Convenience and efficiency for the professional baker. While this is less relevant for the home baker, using preferments in a bakery allows a baker to save time, because a) a simple, single batch of preferment can be divided and used to produce multiple different products, and b) compared to final doughs, preferments are quickly and easily made, so a bread’s final fermentation can happen quickly, without compromising on the benefits of long fermentation.
How much flour should you preferment?
The answer is it depends. Preferment too little of the flour in a final dough, and you don’t really get any of the benefits it might provide. Use too much and you risk the dough being too acidic, which could compromise both the bread’s flavor and its structure (acid strengthens gluten up to a point, a point beyond which gluten begins to fall apart). For this reason, most recipes preferment between 5% and 25% of the total flour.

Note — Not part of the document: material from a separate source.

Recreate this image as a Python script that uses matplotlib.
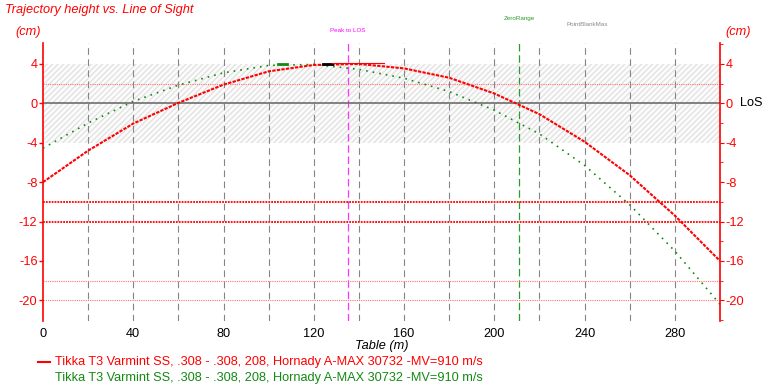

There are outliers. Rye breads, lacking gluten, require high acidity for structure, so they often contain a high percentage (40-60%) of prefermented flour. Breads with a high percentage of prefermented flour usually get a much shorter final fermentation, to avoid the overproduction of acidity.
What about my recipes?
With sourdoughs, I tend to use two ranges:
0.5 to 5% prefermented flour (or from 1 to 10% 100%-hydration levain) for long-fermented no-knead breads
10 to 20% prefermented flour (or 20 to 40% 100%-hydration levain) for “classic sourdoughs”
I usually decide how much to use depending upon the time of year/ambient temperatures: more in winter, less in summer. The goal is always to get the doughs to proof at similar rates, no matter what ambient temperature they are made under. The difference in flavor between breads from either end of the range tends to be minimal.
For yeasted breads, I actually rarely use preferments, because I prefer to cold-ferment my shaped loaves (and dough balls for flatbreads), since that approach is convenient for me, and the benefits are comparable. (It’s usually redundant to use both a preferment and a long final proof.)